Tokara is famous for making Chardonnay and Sauvignon Blanc. We tasted 4 wines – Sauvignon Blanc, Chardonnay, Cabernet Sauvignon and the Stellenbosch Syrah. Garth’s not a big fan of red wine, so Phil got some extra tastings!
Phil liked Cabernet Sauvignon, our waiter said the 2015 bottles were the best, because it was the best year ever for red in South Africa because there was lots of sun and rain, so plants were not stressed. They gave us an order form so you could order for wine to be shipped home, a good idea to save on hand luggage space, but we thought they were missing a trick by not having a shop so we could buy a bottle or two there and then as we would have done.
Beyerskloof Wine Tasting
Our second wine testing was at Beyerskloof, certainly not as plush as Tokara, however the front of the bulding has a picturesque view of the sun dappled vineyards set against the mountains.
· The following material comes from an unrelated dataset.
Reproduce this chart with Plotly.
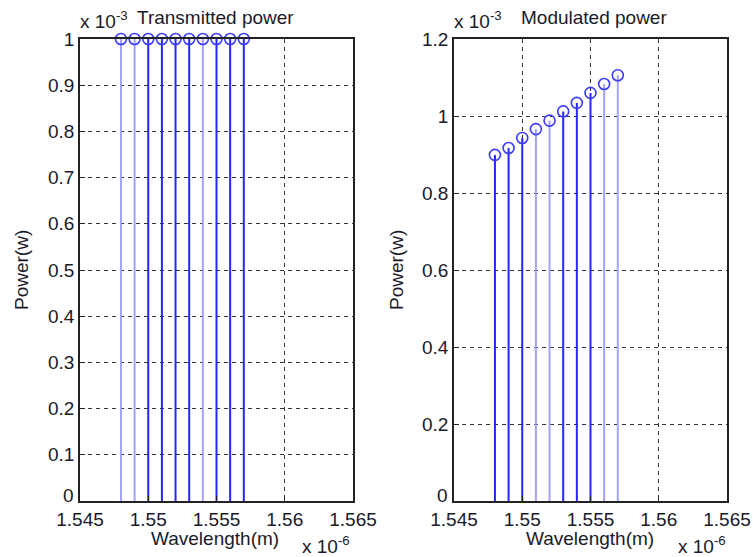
import plotly.graph_objects as go

# Data (wavelength in units of 1e-6 m, power in units of 1e-3 W)
wavelength = [1.548, 1.549, 1.550, 1.551, 1.552, 1.553, 1.554, 1.555, 1.556, 1.557]
transmitted_power = [1, 1, 1, 1, 1, 1, 1, 1, 1, 1]
modulated_power = [0.899, 0.917, 0.943, 0.966, 0.988, 1.012, 1.034, 1.060, 1.083, 1.106]
# stem shade per point (antialiasing appearance in the reference)
left_light = [True, True, False, False, False, False, True, False, False, False]
right_light = [False, False, False, True, True, False, False, False, True, True]

x_ticks = [1.545, 1.55, 1.555, 1.56, 1.565]
x_ticklabels = ["1.545", "1.55", "1.555", "1.56", "1.565"]
left_yticks = [0, 0.1, 0.2, 0.3, 0.4, 0.5, 0.6, 0.7, 0.8, 0.9, 1]
left_yticklabels = ["", "0.1", "0.2", "0.3", "0.4", "0.5", "0.6", "0.7", "0.8", "0.9", "1"]
right_yticks = [0, 0.2, 0.4, 0.6, 0.8, 1, 1.2]
right_yticklabels = ["", "0.2", "0.4", "0.6", "0.8", "1", "1.2"]
zero_label = "0"

DARK = "#2525ff"
LIGHT = "#a3a3ff"
FONT = "Liberation Sans, Arial, sans-serif"
TXT = "#1a1a2a"
FS = 19

fig = go.Figure()


def add_stems(xs, ys, light, xa, ya):
    for flag, col in ((False, DARK), (True, LIGHT)):
        sx, sy = [], []
        for x, y, l in zip(xs, ys, light):
            if l == flag:
                sx += [x, x, None]
                sy += [0, y, None]
        fig.add_trace(go.Scatter(x=sx, y=sy, mode="lines", xaxis=xa, yaxis=ya,
                                 line=dict(color=col, width=2), showlegend=False,
                                 hoverinfo="skip", cliponaxis=False))
    fig.add_trace(go.Scatter(x=xs, y=ys, mode="markers", xaxis=xa, yaxis=ya,
                             marker=dict(symbol="circle-open", size=11, color="#3a3aff",
                                         line=dict(width=1.6)),
                             showlegend=False, cliponaxis=False))


add_stems(wavelength, transmitted_power, left_light, "x", "y")
add_stems(wavelength, modulated_power, right_light, "x2", "y2")

ydom = [1 - 501 / 557, 1 - 39 / 557]
axis_common = dict(
    showline=True, linecolor="#222", linewidth=1.5, mirror=True,
    showgrid=True, gridcolor="#333", griddash="4px,4px", gridwidth=1,
    zeroline=False, ticks="inside", ticklen=5, tickcolor="#222",
    tickfont=dict(family=FONT, size=FS, color=TXT), automargin=False,
)

fig.update_layout(
    width=753, height=557,
    margin=dict(l=0, r=0, t=0, b=0),
    paper_bgcolor="white", plot_bgcolor="white",
    xaxis=dict(domain=[80 / 753, 353 / 753], range=[1.545, 1.565], tickvals=x_ticks,
               ticktext=x_ticklabels, anchor="y", **axis_common),
    yaxis=dict(domain=ydom, range=[0, 1], tickvals=left_yticks,
               ticktext=left_yticklabels, anchor="x", **axis_common),
    xaxis2=dict(domain=[454 / 753, 727 / 753], range=[1.545, 1.565], tickvals=x_ticks,
                ticktext=x_ticklabels, anchor="y2", **axis_common),
    yaxis2=dict(domain=ydom, range=[0, 1.2], tickvals=right_yticks,
                ticktext=right_yticklabels, anchor="x2", **axis_common),
)

ann_font = dict(family=FONT, size=FS, color=TXT)


def ann(text, x, y, xanchor="center", yanchor="middle", angle=0):
    fig.add_annotation(text=text, x=x / 753, y=1 - y / 557, xref="paper", yref="paper",
                       showarrow=False, xanchor=xanchor, yanchor=yanchor,
                       textangle=angle, font=ann_font)


# raised zero labels on y axes (as in reference)
for xr, yr in (("x domain", "y"), ("x2 domain", "y2")):
    fig.add_annotation(text=zero_label, x=0, y=0, xref=xr, yref=yr, showarrow=False,
                       xanchor="right", yanchor="middle", xshift=-4, yshift=6,
                       font=ann_font)

# titles
ann("Transmitted power", 215, 18)
ann("Modulated power", 594, 18)
# exponent labels
ann("x 10<sup>-3</sup>", 78, 20, xanchor="left")
ann("x 10<sup>-3</sup>", 452, 20, xanchor="left")
ann("x 10<sup>-6</sup>", 300, 545, xanchor="left")
ann("x 10<sup>-6</sup>", 676, 545, xanchor="left")
# axis labels
ann("Wavelength(m)", 215, 538)
ann("Wavelength(m)", 590, 538)
ann("Power(w)", 21, 270, angle=-90)
ann("Power(w)", 396, 270, angle=-90)

fig.write_html("out.html")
Our waitress was attentive but not that knowledgeable, instead giving us a card with all the information about each wine we would taste. Beyerskloof are famous for their Pintotage (a blend of Pinot Noir and Cinsault grapes, created in South Africa) which we tried, but preferred their really sweet Beyerskloof Field Blend, more like a dessert wine, Garth thought it tasted like port. At Beyerskloof they had a shop so we could buy a bottle, woohoo!
We thought both our wine tastings we great, especially sipping outside in the natural scenery made it very idyllic. It was nice and leisurely too, would have been even better with a nice with a platter of cheese and meats.
Phil and Garth’s Top 5 Stellenbosch Tips
- Tip #1: Staying in Cape Town? – Stellenbosch is an easy 45 minute drive away.
- Tip #2: Best time is September to April – it’s warm and dry.
- Tip #3: Consider taking a winelands tour – that way you don’t have to drive.
- Tip #4: Don’t visit more than 3 or 4 wine estates in a day – apparently you stop tasting the difference.
- Tip #5: Buy the 3 round pin plug power adaptor before you go. Many hotels don’t have these for tourists.